Spanish guards, employed by the Roman Catholic bishop, harshly reacted to Muslims, who wanted to pray at the world-famous Cordoba mosque.

Two Muslims were arrested when the visitors knelt to pray in the building, a former mosque turned into a Christian cathedral in the 13th century, Guardian reported.

A local bishop, Demetrio Fernández, recently insisted that a ban on Muslim prayers must remain.

Half a dozen members of a group of more than 100 Muslims from Austria has started praying among the marble columns and coloured arches of the vast building. But security guards ordered them to stop.

Cathedral authorities said the guards had invited the visitors to continue viewing the inside of a 24,000 sq metre building that was once the world's second biggest mosque, but without praying.

Local newspapers reported that a dozen police officers had been called into the building.

A group of local Muslim converts have long demanded for the right to pray at the mosque building.

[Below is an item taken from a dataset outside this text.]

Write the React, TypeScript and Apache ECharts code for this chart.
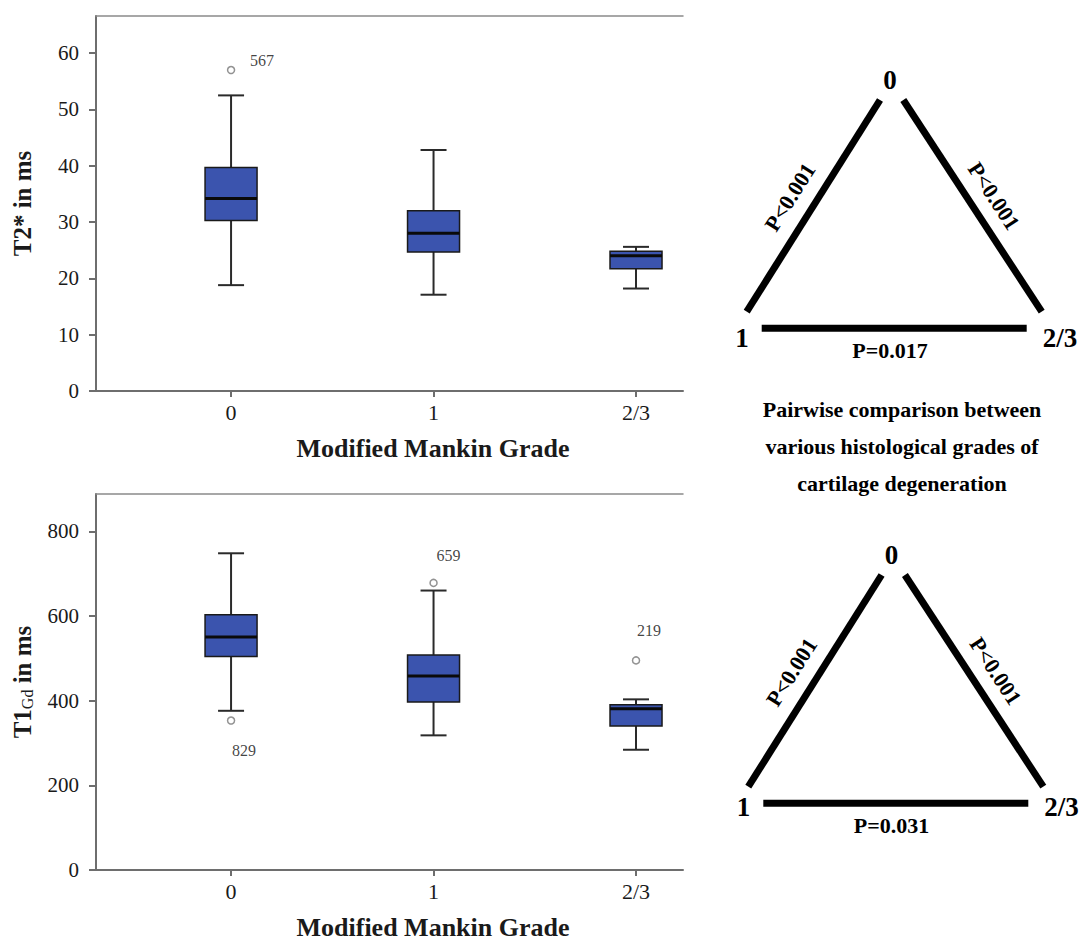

"The building is very big and the main cathedral occupies only a part of it," said Mansur Escudero of the Junta Islamica group.

"They publicise the building as a mosque because that brings in tourists, but they do not allow the Muslims who pay money to go inside to pray," he said.

Escudero told Guardian, a space for Muslim prayers would not inconvenience visitors or disturb the cathedral and would promote dialogue and understanding between the two religions. He said there were frequent incidents of Muslims being prevented from praying.

"They argue that canon law does not allow Muslims to pray there, though they have been happy to permit visiting Saudi princes and other dignitaries, including Saddam Hussein, to pray," he said.

"A new bishop was appointed recently and one of his first public statements was to say that Muslim prayers would not be allowed as this would create confusion," he said. "It seems the guards have instructions to prevent prayers with violence, if necessary."

Yet, cathedral authorities reiterated their ban on prayers. "The shared use of the cathedral by Catholics and Muslims would not contribute to the peaceful coexistence of the two beliefs," the statement from the bishop's office argued.

The 23,400 sq metre mosque occupies an area equivalent to three football pitches and boasts 1,300 columns and more than 300 yellow and red horseshoe arches. There are only three larger mosques in the world – at the holy city of Mecca in Saudi Arabia, the Turkish capital Istanbul, and the Moroccan port city of Casablanca.